The chairman of the Joint Chiefs of Staff Army Gen. Martin E. Dempsey, already has hinted that the military expects to be on a permanent war footing. Defense officials do not see the end of the Afghanistan war as the beginning of a peaceful era. They view the Arab Spring and Iran’s nuclear ambitions as ticking time bombs. Although the odds of a large-scale war are low, the “chance of violence for ideological and other purposes is exponentially greater,” according to Dempsey.

Staying ready for a possible crisis in the Middle East will have to be balanced against the Pentagon’s ambitions in Asia. The widely publicized plan to shift U.S. forces to the Pacific already has drawn fire for being too belligerent. The lesson for the Pentagon is that it needs a strong narrative in order to make a case to Congress and the public for why the nation needs to continue to spend more than half a trillion dollars on the military each year, even if American troops are not involved in a shooting war.

Articulating a vision will be “more critical than ever before,” says Barry Pavel, director of The Atlantic Council’s Brent Scowcroft Center on International Security.

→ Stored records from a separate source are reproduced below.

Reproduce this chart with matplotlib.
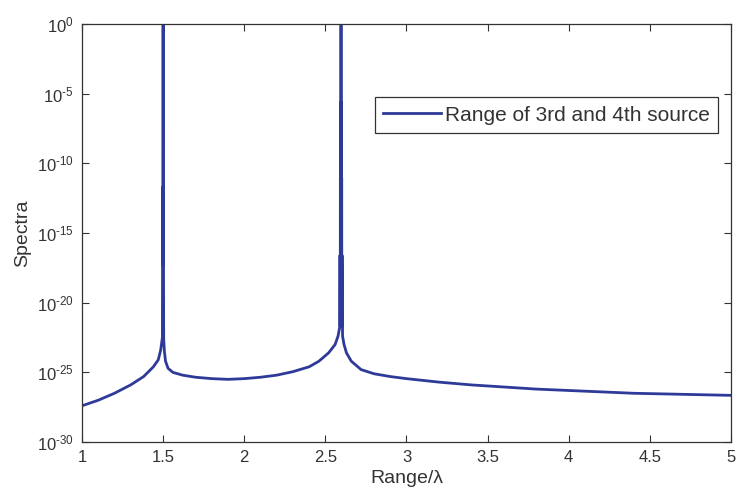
import numpy as np
import matplotlib.pyplot as plt
from matplotlib.ticker import FixedLocator, FuncFormatter, NullLocator

plt.rcParams['font.family'] = ['Liberation Sans', 'DejaVu Sans']
plt.rcParams['mathtext.fontset'] = 'custom'
plt.rcParams['mathtext.rm'] = 'Liberation Sans'
plt.rcParams['mathtext.it'] = 'Liberation Sans'

# range / lambda and log10 of the spectrum
rng = [1.00, 1.10, 1.20, 1.30, 1.38, 1.44, 1.47, 1.485, 1.492,
       1.4955, 1.4965, 1.4975, 1.4985, 1.4995, 1.5000, 1.5005, 1.5015,
       1.5025, 1.5035, 1.5045, 1.508, 1.515, 1.53, 1.56, 1.62, 1.70,
       1.80, 1.90, 2.00, 2.10, 2.20, 2.30, 2.40, 2.46, 2.52, 2.56,
       2.578, 2.586, 2.5895, 2.5905, 2.5915, 2.5925, 2.5935, 2.5945,
       2.5955, 2.5965, 2.5975, 2.5985, 2.5995, 2.6005, 2.6015, 2.6025,
       2.606, 2.615, 2.63, 2.66, 2.72, 2.80, 2.90, 3.00, 3.20, 3.40,
       3.60, 3.80, 4.00, 4.20, 4.40, 4.60, 4.80, 5.00]
log_spec = [-27.4, -27.0, -26.5, -25.9, -25.3, -24.6, -24.1, -23.4, -22.8,
            -22.5, -17.3, -11.7, -17.3, -11.7, 0.0, -17.3, -11.7,
            -17.3, -22.5, -22.8, -23.5, -24.2, -24.7, -25.0, -25.2, -25.35,
            -25.45, -25.5, -25.45, -25.35, -25.2, -24.95, -24.6, -24.2, -23.6, -23.0,
            -22.4, -21.9, -21.7, -16.6, -21.7, -11.0, -21.7, -5.6,
            -21.7, 0.0, -21.7, -5.6, -21.7, -11.0, -21.7, -16.6,
            -22.4, -23.0, -23.6, -24.2, -24.8, -25.1, -25.3, -25.45, -25.7, -25.9,
            -26.05, -26.2, -26.3, -26.4, -26.5, -26.55, -26.6, -26.65]

x_ticks = [1, 1.5, 2, 2.5, 3, 3.5, 4, 4.5, 5]
y_ticks = [1e-30, 1e-25, 1e-20, 1e-15, 1e-10, 1e-5, 1e0]

fig = plt.figure(figsize=(7.36, 4.95), dpi=100)
ax = fig.add_axes([0.1114, 0.107, 0.8818, 0.8444])

ax.semilogy(rng, 10.0 ** np.array(log_spec), color='#2E3A98', lw=2.0,
            label='Range of 3rd and 4th source')

ax.set_xlim(1, 5)
ax.set_ylim(1e-30, 1e0)
ax.xaxis.set_major_locator(FixedLocator(x_ticks))
ax.xaxis.set_major_formatter(FuncFormatter(lambda v, p: '%g' % v))
ax.yaxis.set_major_locator(FixedLocator(y_ticks))
ax.yaxis.set_minor_locator(NullLocator())
ax.yaxis.set_major_formatter(
    FuncFormatter(lambda v, p: r'$10^{\text{%d}}$' % round(np.log10(v))))

ax.tick_params(direction='in', top=True, right=True, length=5,
               labelsize=12, colors='#333333', pad=6)
for s in ax.spines.values():
    s.set_color('#333333')
    s.set_linewidth(0.9)

ax.set_xlabel('Range/λ', fontsize=14, color='#333333', labelpad=3)
ax.set_ylabel('Spectra', fontsize=14, color='#333333', labelpad=4)

leg = ax.legend(loc='upper right', bbox_to_anchor=(0.98, 0.825),
                fontsize=15, fancybox=False, framealpha=1,
                handlelength=2.75, borderaxespad=0, handletextpad=0.2,
                borderpad=0.4)
leg.get_frame().set_edgecolor('#333333')
leg.get_frame().set_linewidth(0.9)
for t in leg.get_texts():
    t.set_color('#333333')

fig.savefig('out.png', dpi=100)
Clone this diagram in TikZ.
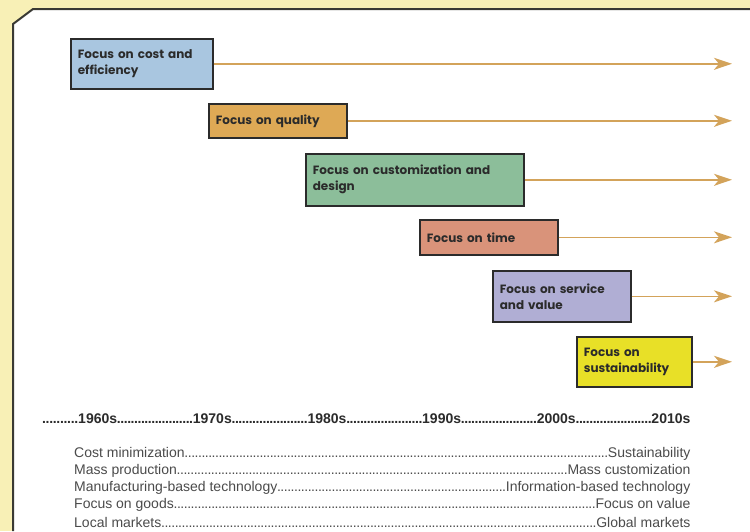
\documentclass[tikz,border=0pt]{standalone}
\usepackage{fontspec}
\setmainfont{Liberation Sans}
\newfontfamily\boxfont{Poppins}
\usetikzlibrary{arrows.meta}
\definecolor{pagebg}{HTML}{F8F0B6}
\definecolor{rimgray}{HTML}{3A3A34}
\definecolor{trendtan}{HTML}{D3A35A}
\definecolor{costblue}{HTML}{A9C6E0}
\definecolor{qualityorange}{HTML}{DEA955}
\definecolor{designgreen}{HTML}{8CBE9A}
\definecolor{timesalmon}{HTML}{D9937A}
\definecolor{servicepurple}{HTML}{B0AED4}
\definecolor{sustainyellow}{HTML}{E8E027}
\definecolor{inkgray}{HTML}{2B2B2B}
\newcommand\tightdots{\xleaders\hbox to 3.4pt{\hss.\hss}\hfill}
\tikzset{
  focusbox/.style={draw=inkgray, line width=1.6pt, anchor=north west, align=left,
    inner xsep=7pt, inner ysep=0pt, text=inkgray,
    font=\boxfont\bfseries\fontsize{12}{16}\selectfont},
  trend/.style={trendtan, line width=1.5pt,
    -{Stealth[length=18pt,width=12pt,inset=5pt]}},
  pairrow/.style={anchor=west, inner sep=0pt, text=inkgray!85,
    font=\fontsize{14}{17}\selectfont}
}
\begin{document}
\begin{tikzpicture}[x=1pt,y=-1pt]
  \useasboundingbox (0,0) rectangle (750,531);
  % page and panel
  \fill[pagebg] (0,0) rectangle (750,531);
  \fill[white] (13,531) -- (13,24) -- (33,9) -- (750,9) -- (750,531) -- cycle;
  \draw[rimgray, line width=2pt] (13,531) -- (13,24) -- (33,9) -- (750,9);
  \coordinate (tip) at (732,0);
  % focus boxes with their trend arrows
  \foreach \name/\x/\y/\w/\h/\col/\txt in {
      cost/70/38/128/50/costblue/{Focus on cost and\\efficiency},
      quality/208/103/124/34/qualityorange/{Focus on quality},
      design/305/153/204/52/designgreen/{Focus on customization and\\design},
      time/419/219/124/35/timesalmon/{Focus on time},
      service/492/270/124/51/servicepurple/{Focus on service\\and value},
      sustain/576/336/101/50/sustainyellow/{Focus on\\sustainability}}
  {
    \node[focusbox, fill=\col, text width=\w pt, minimum height=\h pt]
      (\name) at (\x,\y) {\txt};
    \draw[trend] (\name.east) -- (\name.east -| tip);
  }
  % decades
  \node[anchor=west, inner sep=0pt, text=inkgray,
        font=\bfseries\fontsize{14}{17}\selectfont] (decades) at (42,419)
    {\makebox[648pt][l]{\hbox to 36pt{\tightdots}1960s\tightdots 1970s\tightdots
      1980s\tightdots 1990s\tightdots 2000s\tightdots 2010s}};
  % shifts
  \foreach \lhs/\rhs [count=\k] in {
      Cost minimization/Sustainability,
      Mass production/Mass customization,
      Manufacturing-based technology/Information-based technology,
      Focus on goods/Focus on value,
      Local markets/Global markets}
    \node[pairrow] (shift\k) at (74,{437+17*\k})
      {\makebox[616pt][l]{\lhs\tightdots\rhs}};
\end{tikzpicture}
\end{document}
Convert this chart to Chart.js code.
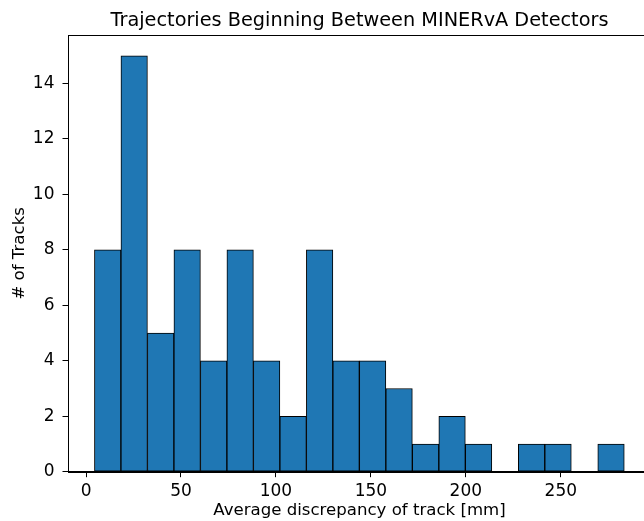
<!DOCTYPE html>
<html>
<head>
<meta charset="utf-8">
<script src="https://cdn.jsdelivr.net/npm/chart.js@4.4.1/dist/chart.umd.min.js"></script>
<style>
  html, body { margin: 0; padding: 0; background: #fff; overflow: hidden; }
  #wrap { width: 660px; height: 521px; }
</style>
</head>
<body>
<div id="wrap"><canvas id="c" width="660" height="521"></canvas></div>
<script>
// Histogram bin edges (mm)
const binEdges = [4.4, 18.4, 32.3, 46.3, 60.2, 74.2, 88.1, 102.1, 116.0, 130.0, 143.9,
                  157.9, 171.8, 185.8, 199.7, 213.7, 227.6, 241.6, 255.5, 269.5, 283.4];
// Number of tracks per bin
const counts = [8, 15, 5, 8, 4, 8, 4, 2, 8, 4, 4, 3, 1, 2, 1, 0, 1, 1, 0, 1];
const xTicks = [0, 50, 100, 150, 200, 250];
const yTicks = [0, 2, 4, 6, 8, 10, 12, 14];

const titleText = 'Trajectories Beginning Between MINERvA Detectors';
const xLabel = 'Average discrepancy of track [mm]';
const yLabel = '# of Tracks';

const points = counts.map((c, i) => ({ x: (binEdges[i] + binEdges[i + 1]) / 2, y: c }));

const FONT = 'DejaVu Sans';

const framePlugin = {
  id: 'frame',
  afterDraw(chart) {
    const { ctx, chartArea: a } = chart;
    ctx.save();
    ctx.strokeStyle = '#000';
    ctx.lineWidth = 1;
    ctx.strokeRect(Math.round(a.left) + 0.5, Math.round(a.top) + 0.5,
                   Math.round(a.right - a.left), Math.round(a.bottom - a.top));
    // title centred over the axes
    ctx.fillStyle = '#000';
    ctx.font = '19.3px "DejaVu Sans"';
    ctx.textAlign = 'center';
    ctx.textBaseline = 'alphabetic';
    ctx.fillText(titleText, (a.left + a.right) / 2, 26);
    ctx.restore();
  }
};

new Chart(document.getElementById('c'), {
  type: 'bar',
  data: {
    datasets: [{
      data: points,
      backgroundColor: '#1f77b4',
      borderColor: '#000000',
      borderWidth: 1,
      barPercentage: 1.0,
      categoryPercentage: 1.0,
      borderSkipped: false
    }]
  },
  options: {
    responsive: false,
    animation: false,
    devicePixelRatio: 1,
    layout: { padding: { left: 0, right: 9, top: 35, bottom: 0 } },
    plugins: {
      legend: { display: false },
      tooltip: { enabled: false },
      title: { display: false }
    },
    scales: {
      x: {
        type: 'linear',
        min: -9.5,
        max: 297.5,
        offset: false,
        grid: { offset: false, drawOnChartArea: false, drawTicks: true, tickLength: 5.5, tickColor: '#000' },
        border: { display: true, color: '#000' },
        ticks: { color: '#000', font: { family: FONT, size: 17 }, maxRotation: 0, padding: 4 },
        afterBuildTicks(scale) { scale.ticks = xTicks.map(v => ({ value: v })); },
        afterFit(scale) { scale.height = 49.3; },
        title: {
          display: true, text: xLabel, color: '#000',
          font: { family: FONT, size: 16.6 }, padding: { top: 0, bottom: 0 }
        }
      },
      y: {
        type: 'linear',
        min: 0,
        max: 15.75,
        grid: { drawOnChartArea: false, drawTicks: true, tickLength: 5.5, tickColor: '#000' },
        border: { display: true, color: '#000' },
        ticks: { color: '#000', font: { family: FONT, size: 17 }, padding: 8 },
        afterBuildTicks(scale) { scale.ticks = yTicks.map(v => ({ value: v })); },
        afterFit(scale) { scale.width = 68; },
        title: {
          display: true, text: yLabel, color: '#000',
          font: { family: FONT, size: 16.6 }, padding: { top: 9.5, bottom: 0 }
        }
      }
    }
  },
  plugins: [framePlugin]
});
</script>
</body>
</html>
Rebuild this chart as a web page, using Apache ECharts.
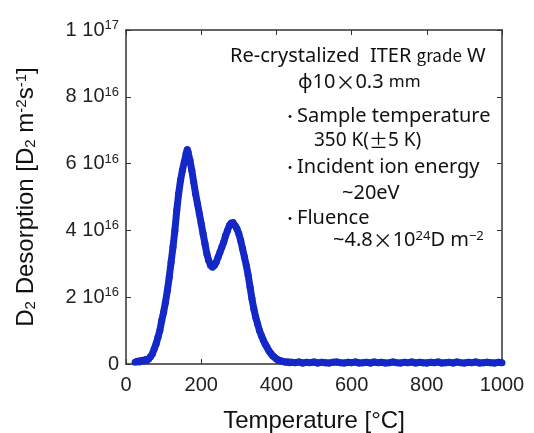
<!DOCTYPE html>
<html>
<head>
<meta charset="utf-8">
<script src="https://cdn.jsdelivr.net/npm/echarts@6/dist/echarts.min.js"></script>
<style>
html, body { margin: 0; padding: 0; background: #fff; }
#chart { width: 534px; height: 433px; }
</style>
</head>
<body>
<div id="chart"></div>
<script>
// 温度 [°C]
var temps = [
    24, 30, 35, 40, 45, 50, 55, 60, 65, 70, 75, 80, 85, 90, 95, 100, 105, 110, 115, 120,
    125, 130, 135, 140, 145, 150, 155, 160, 163, 165, 170, 175, 180, 185, 190, 195, 200,
    205, 210, 215, 220, 225, 230, 235, 240, 245, 250, 255, 260, 265, 270, 275, 280, 285,
    290, 295, 300, 305, 310, 315, 320, 325, 330, 335, 340, 345, 350, 355, 360, 365, 370,
    375, 380, 385, 390, 395, 400, 405, 410, 415, 420, 425, 430, 435, 440,
    450, 460, 470, 480, 490, 500, 510, 520, 530, 540, 550, 560, 570, 580, 590, 600,
    610, 620, 630, 640, 650, 660, 670, 680, 690, 700, 710, 720, 730, 740, 750, 760,
    770, 780, 790, 800, 810, 820, 830, 840, 850, 860, 870, 880, 890, 900, 910, 920,
    930, 940, 950, 960, 970, 980, 990, 1000
];
// D2 脱離量 [1e16 D2 m^-2 s^-1]
var desorption = [
    0.05, 0.08, 0.06, 0.1, 0.08, 0.12, 0.1, 0.15, 0.22, 0.3, 0.45, 0.6, 0.8, 1.0, 1.3, 1.55, 1.85, 2.2, 2.6, 3.05,
    3.5, 4.0, 4.6, 5.1, 5.5, 5.8, 6.05, 6.3, 6.42, 6.35, 6.1, 5.8, 5.45, 5.1, 4.8, 4.5, 4.2,
    3.9, 3.6, 3.3, 3.1, 2.95, 2.9, 2.95, 3.05, 3.2, 3.35, 3.5, 3.65, 3.85, 4.0, 4.15, 4.22, 4.24,
    4.15, 4.05, 3.9, 3.7, 3.45, 3.2, 2.95, 2.65, 2.3, 1.95, 1.65, 1.4, 1.2, 1.0, 0.85, 0.72, 0.6,
    0.5, 0.4, 0.32, 0.25, 0.2, 0.15, 0.12, 0.1, 0.08, 0.07, 0.05, 0.06, 0.04, 0.05,
    0.04, 0.06, 0.03, 0.05, 0.04, 0.06, 0.03, 0.05, 0.04, 0.03, 0.05, 0.06, 0.04, 0.03, 0.05, 0.04,
    0.06, 0.03, 0.04, 0.05, 0.03, 0.06, 0.04, 0.05, 0.03, 0.04, 0.06, 0.04, 0.03, 0.05, 0.04, 0.06,
    0.03, 0.05, 0.04, 0.03, 0.05, 0.04, 0.06, 0.03, 0.04, 0.05, 0.03, 0.06, 0.04, 0.03, 0.05, 0.04,
    0.06, 0.03, 0.04, 0.05, 0.04, 0.03, 0.05, 0.04, 0.06
];
var xTicks = [0, 200, 400, 600, 800, 1000];
var yTicks = [0, 2, 4, 6, 8, 10];

var points = temps.map(function (t, i) { return [t, desorption[i]]; });

var axisColor = '#333';
var font = 'Liberation Sans, Arial, sans-serif';
var noteFont = 'Noto Sans';
var jpFont = 'Noto Sans CJK JP';

// 注記テキスト
function note(left, top, text, size, rich) {
    return {
        type: 'text', left: left, top: top,
        style: { text: text, fontFamily: noteFont, fontSize: size, fill: '#111', rich: rich || {} }
    };
}
var bulletRich = { b: { fontFamily: jpFont, fontSize: 14, fill: '#111' } };

var myChart = echarts.init(document.getElementById('chart'));

var option = {
    animation: false,
    grid: { left: 126, right: 32, top: 30, bottom: 69, containLabel: false, outerBoundsMode: 'none' },
    xAxis: [
        {
            type: 'value',
            min: xTicks[0], max: xTicks[xTicks.length - 1], interval: xTicks[1] - xTicks[0],
            name: 'Temperature [°C]',
            nameLocation: 'middle',
            nameGap: 45,
            nameTextStyle: { fontFamily: font, fontSize: 24, color: '#111' },
            axisLine: { onZero: false, lineStyle: { color: axisColor, width: 1.5 } },
            axisTick: { inside: true, length: 5, lineStyle: { color: axisColor } },
            axisLabel: {
                fontFamily: font, fontSize: 20, color: '#222', margin: 11,
                formatter: function (v) { return String(v); }
            },
            splitLine: { show: false }
        },
        {
            type: 'value', position: 'top',
            min: xTicks[0], max: xTicks[xTicks.length - 1], interval: xTicks[1] - xTicks[0],
            axisLine: { show: true, onZero: false, lineStyle: { color: axisColor, width: 1.5 } },
            axisTick: { show: true, inside: true, length: 5, lineStyle: { color: axisColor } },
            axisLabel: { show: false },
            splitLine: { show: false }
        }
    ],
    yAxis: [
        {
            type: 'value',
            min: yTicks[0], max: yTicks[yTicks.length - 1], interval: yTicks[1] - yTicks[0],
            name: 'D{sub|2} Desorption [D{sub|2} m{sup|-2}s{sup|-1}]',
            nameLocation: 'middle',
            nameGap: 88,
            nameTextStyle: {
                fontFamily: font, fontSize: 24, color: '#111',
                rich: {
                    sub: { fontFamily: font, fontSize: 15, verticalAlign: 'bottom', padding: [9, 0, 0, 0] },
                    sup: { fontFamily: font, fontSize: 15, verticalAlign: 'top', padding: [0, 0, 9, 0] }
                }
            },
            axisLine: { onZero: false, lineStyle: { color: axisColor, width: 1.5 } },
            axisTick: { inside: true, length: 5, lineStyle: { color: axisColor } },
            axisLabel: {
                fontFamily: font, fontSize: 20, color: '#222', margin: 7,
                formatter: function (v) {
                    if (v === 0) return '0';
                    if (v === 10) return '1 10{sup|17}';
                    return v + ' 10{sup|16}';
                },
                rich: {
                    sup: { fontFamily: font, fontSize: 13, color: '#222', verticalAlign: 'top', padding: [0, 0, 9, 0] }
                }
            },
            splitLine: { show: false }
        },
        {
            type: 'value', position: 'right',
            min: yTicks[0], max: yTicks[yTicks.length - 1], interval: yTicks[1] - yTicks[0],
            axisLine: { show: true, onZero: false, lineStyle: { color: axisColor, width: 1.5 } },
            axisTick: { show: true, inside: true, length: 5, lineStyle: { color: axisColor } },
            axisLabel: { show: false },
            splitLine: { show: false }
        }
    ],
    graphic: [
        note(230, 46, 'Re-crystalized  {j|ITER} {s|grade} {j|W}', 20, {
            j: { fontFamily: noteFont, fontSize: 20, fill: '#111' },
            s: { fontFamily: jpFont, fontSize: 17, fill: '#111' }
        }),
        note(298, 72, 'φ10{x|×}0.3 {s|mm}', 20, {
            x: { fontFamily: jpFont, fontSize: 20, fill: '#111' },
            s: { fontFamily: noteFont, fontSize: 17, fill: '#111' }
        }),
        note(283, 106, '{b|・}Sample temperature', 20, bulletRich),
        note(314, 131, '350 K({j|±}5 K)', 19, {
            j: { fontFamily: jpFont, fontSize: 19, fill: '#111' }
        }),
        note(283, 157, '{b|・}Incident ion energy', 20, bulletRich),
        note(342, 183, '~20eV', 20),
        note(283, 208, '{b|・}Fluence', 20, bulletRich),
        note(333, 230, '~4.8{x|×}10{sup|24}D m{sup|−2}', 20, {
            x: { fontFamily: jpFont, fontSize: 20, fill: '#111' },
            sup: { fontFamily: noteFont, fontSize: 13, fill: '#111', verticalAlign: 'top', padding: [0, 0, 8, 0] }
        })
    ],
    series: [
        {
            type: 'line',
            xAxisIndex: 0,
            yAxisIndex: 0,
            data: points,
            symbol: 'circle',
            symbolSize: 7,
            showSymbol: true,
            itemStyle: { color: '#1428c8' },
            lineStyle: { color: '#1428c8', width: 7 },
            z: 5
        }
    ]
};

myChart.setOption(option);
</script>
</body>
</html>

Previous QDRs and strategy documents are littered with catchphrases such as “forward presence,” “security cooperation” and “stability operations.” Given the political atmosphere in Washington, the Pentagon is going to have to do better at framing the debate, as Americans increasingly are sending representatives to Congress who have little experience or knowledge of military and international affairs.

Only 20 percent of the 535 members of Congress have served in the military — 25 in the Senate and 90 in the House of Representatives.

The arrival of a new Congress should motivate the Defense Department to sharpen its message, and it will behoove civilian and military leaders to make a persuasive case for the “defense capabilities we need, not just the capabilities we would like,” suggests Pavel.

In the defense industry, a messaging strategy also is in order, or Pentagon contractors could find themselves in a “post-Afghanistan phase without concrete direction,” says Zachary Miller, an analyst at the American Security Project.

Industry desperately needs a narrative for its future, Miller asserts. “This is a difficult concept considering the United States has not yet achieved a firm posture or strategy for the post-Afghanistan security environment.”

The pivot to the Pacific is hard to dispute because of the massive shift in economic power to Asia. But it is still a fuzzy concept for most people to grasp. Miller and other analysts point out that the Asia strategy cannot be centered only around the military, and should involve other foreign policy instruments, such as trade and diplomacy.

During a question-and-answer session at Kansas State University, Dempsey offered one of the canniest explanations so far on why the military believes it should turn its attention to Asia. It’s the Wayne Gretzky rule, Dempsey explains. Ice hockey legend Gretzky, when asked about his secret to winning, responded that he skates “where the puck is going to be, not to where it’s been,” Dempsey recalls. “That’s what we’re trying to do.”

Whether the Gretzky analogy scores bigger budgets for the Pentagon remains to be seen. But Dempsey’s comments hint at the tough public-relations challenge that the Pentagon faces.

“People have no idea what we do,” Air Force Chief of Staff Gen. Mark Welsh tells Defense News, as he acknowledges that his service’s communications skills often are left wanting. “Clearly, we have to be able to tell the story in a way that’s better understood.”